>> Begin Material

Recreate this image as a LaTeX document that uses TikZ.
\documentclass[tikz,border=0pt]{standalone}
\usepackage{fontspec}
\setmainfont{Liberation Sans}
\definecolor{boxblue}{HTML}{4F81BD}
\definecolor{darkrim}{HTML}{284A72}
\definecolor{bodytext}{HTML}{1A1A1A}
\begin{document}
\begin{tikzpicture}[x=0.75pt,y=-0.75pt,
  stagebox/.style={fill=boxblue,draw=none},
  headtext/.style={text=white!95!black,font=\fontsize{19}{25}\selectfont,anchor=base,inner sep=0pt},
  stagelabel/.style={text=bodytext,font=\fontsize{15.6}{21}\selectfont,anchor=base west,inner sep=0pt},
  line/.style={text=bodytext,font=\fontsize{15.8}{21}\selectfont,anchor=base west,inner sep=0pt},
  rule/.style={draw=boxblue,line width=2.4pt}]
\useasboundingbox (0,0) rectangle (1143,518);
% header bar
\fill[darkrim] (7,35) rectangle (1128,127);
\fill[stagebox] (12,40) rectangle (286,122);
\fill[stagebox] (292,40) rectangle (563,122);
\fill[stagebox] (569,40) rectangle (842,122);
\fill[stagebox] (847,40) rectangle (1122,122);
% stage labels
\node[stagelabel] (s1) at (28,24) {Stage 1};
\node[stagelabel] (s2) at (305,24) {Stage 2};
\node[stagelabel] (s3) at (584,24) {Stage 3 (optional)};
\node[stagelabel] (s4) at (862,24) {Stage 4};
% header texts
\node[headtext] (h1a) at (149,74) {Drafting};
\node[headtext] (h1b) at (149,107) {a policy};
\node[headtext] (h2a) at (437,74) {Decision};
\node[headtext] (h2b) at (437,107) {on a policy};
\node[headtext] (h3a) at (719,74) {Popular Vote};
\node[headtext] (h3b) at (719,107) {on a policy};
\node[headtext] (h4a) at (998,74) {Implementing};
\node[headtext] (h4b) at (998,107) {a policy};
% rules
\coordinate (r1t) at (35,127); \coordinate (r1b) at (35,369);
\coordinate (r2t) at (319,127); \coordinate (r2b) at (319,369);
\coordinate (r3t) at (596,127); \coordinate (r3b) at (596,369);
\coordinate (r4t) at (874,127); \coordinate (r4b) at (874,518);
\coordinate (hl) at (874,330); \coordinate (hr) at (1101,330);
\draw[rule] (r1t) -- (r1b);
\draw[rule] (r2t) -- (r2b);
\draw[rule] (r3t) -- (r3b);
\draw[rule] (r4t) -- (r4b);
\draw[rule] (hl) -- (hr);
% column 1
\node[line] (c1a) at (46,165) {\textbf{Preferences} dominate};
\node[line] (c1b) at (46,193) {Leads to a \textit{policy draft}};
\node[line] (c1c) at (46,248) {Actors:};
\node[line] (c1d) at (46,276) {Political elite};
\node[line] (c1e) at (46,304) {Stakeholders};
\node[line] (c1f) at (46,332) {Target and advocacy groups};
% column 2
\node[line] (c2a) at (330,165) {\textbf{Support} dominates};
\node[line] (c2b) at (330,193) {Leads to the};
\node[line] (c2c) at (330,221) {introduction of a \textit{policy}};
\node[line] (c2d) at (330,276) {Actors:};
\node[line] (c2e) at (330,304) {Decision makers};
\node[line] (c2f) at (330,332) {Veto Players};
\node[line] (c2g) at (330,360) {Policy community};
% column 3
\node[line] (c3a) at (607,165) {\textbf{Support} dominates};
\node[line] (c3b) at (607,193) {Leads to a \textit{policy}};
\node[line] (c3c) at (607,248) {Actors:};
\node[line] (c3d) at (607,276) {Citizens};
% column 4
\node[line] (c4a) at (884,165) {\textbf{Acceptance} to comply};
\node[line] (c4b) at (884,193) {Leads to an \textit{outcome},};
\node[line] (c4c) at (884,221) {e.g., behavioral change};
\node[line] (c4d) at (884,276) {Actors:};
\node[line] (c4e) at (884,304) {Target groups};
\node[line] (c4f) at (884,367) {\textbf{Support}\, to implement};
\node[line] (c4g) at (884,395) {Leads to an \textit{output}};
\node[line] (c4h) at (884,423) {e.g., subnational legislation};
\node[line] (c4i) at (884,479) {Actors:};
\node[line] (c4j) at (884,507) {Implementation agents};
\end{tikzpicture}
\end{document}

>> End Material

Problem details:
Return all of the data word for word.

Expected answer:
Recreate this image as a LaTeX document that uses TikZ.
\documentclass[tikz,border=0pt]{standalone}
\usepackage{fontspec}
\setmainfont{Liberation Sans}
\definecolor{boxblue}{HTML}{4F81BD}
\definecolor{darkrim}{HTML}{284A72}
\definecolor{bodytext}{HTML}{1A1A1A}
\begin{document}
\begin{tikzpicture}[x=0.75pt,y=-0.75pt,
  stagebox/.style={fill=boxblue,draw=none},
  headtext/.style={text=white!95!black,font=\fontsize{19}{25}\selectfont,anchor=base,inner sep=0pt},
  stagelabel/.style={text=bodytext,font=\fontsize{15.6}{21}\selectfont,anchor=base west,inner sep=0pt},
  line/.style={text=bodytext,font=\fontsize{15.8}{21}\selectfont,anchor=base west,inner sep=0pt},
  rule/.style={draw=boxblue,line width=2.4pt}]
\useasboundingbox (0,0) rectangle (1143,518);
% header bar
\fill[darkrim] (7,35) rectangle (1128,127);
\fill[stagebox] (12,40) rectangle (286,122);
\fill[stagebox] (292,40) rectangle (563,122);
\fill[stagebox] (569,40) rectangle (842,122);
\fill[stagebox] (847,40) rectangle (1122,122);
% stage labels
\node[stagelabel] (s1) at (28,24) {Stage 1};
\node[stagelabel] (s2) at (305,24) {Stage 2};
\node[stagelabel] (s3) at (584,24) {Stage 3 (optional)};
\node[stagelabel] (s4) at (862,24) {Stage 4};
% header texts
\node[headtext] (h1a) at (149,74) {Drafting};
\node[headtext] (h1b) at (149,107) {a policy};
\node[headtext] (h2a) at (437,74) {Decision};
\node[headtext] (h2b) at (437,107) {on a policy};
\node[headtext] (h3a) at (719,74) {Popular Vote};
\node[headtext] (h3b) at (719,107) {on a policy};
\node[headtext] (h4a) at (998,74) {Implementing};
\node[headtext] (h4b) at (998,107) {a policy};
% rules
\coordinate (r1t) at (35,127); \coordinate (r1b) at (35,369);
\coordinate (r2t) at (319,127); \coordinate (r2b) at (319,369);
\coordinate (r3t) at (596,127); \coordinate (r3b) at (596,369);
\coordinate (r4t) at (874,127); \coordinate (r4b) at (874,518);
\coordinate (hl) at (874,330); \coordinate (hr) at (1101,330);
\draw[rule] (r1t) -- (r1b);
\draw[rule] (r2t) -- (r2b);
\draw[rule] (r3t) -- (r3b);
\draw[rule] (r4t) -- (r4b);
\draw[rule] (hl) -- (hr);
% column 1
\node[line] (c1a) at (46,165) {\textbf{Preferences} dominate};
\node[line] (c1b) at (46,193) {Leads to a \textit{policy draft}};
\node[line] (c1c) at (46,248) {Actors:};
\node[line] (c1d) at (46,276) {Political elite};
\node[line] (c1e) at (46,304) {Stakeholders};
\node[line] (c1f) at (46,332) {Target and advocacy groups};
% column 2
\node[line] (c2a) at (330,165) {\textbf{Support} dominates};
\node[line] (c2b) at (330,193) {Leads to the};
\node[line] (c2c) at (330,221) {introduction of a \textit{policy}};
\node[line] (c2d) at (330,276) {Actors:};
\node[line] (c2e) at (330,304) {Decision makers};
\node[line] (c2f) at (330,332) {Veto Players};
\node[line] (c2g) at (330,360) {Policy community};
% column 3
\node[line] (c3a) at (607,165) {\textbf{Support} dominates};
\node[line] (c3b) at (607,193) {Leads to a \textit{policy}};
\node[line] (c3c) at (607,248) {Actors:};
\node[line] (c3d) at (607,276) {Citizens};
% column 4
\node[line] (c4a) at (884,165) {\textbf{Acceptance} to comply};
\node[line] (c4b) at (884,193) {Leads to an \textit{outcome},};
\node[line] (c4c) at (884,221) {e.g., behavioral change};
\node[line] (c4d) at (884,276) {Actors:};
\node[line] (c4e) at (884,304) {Target groups};
\node[line] (c4f) at (884,367) {\textbf{Support}\, to implement};
\node[line] (c4g) at (884,395) {Leads to an \textit{output}};
\node[line] (c4h) at (884,423) {e.g., subnational legislation};
\node[line] (c4i) at (884,479) {Actors:};
\node[line] (c4j) at (884,507) {Implementation agents};
\end{tikzpicture}
\end{document}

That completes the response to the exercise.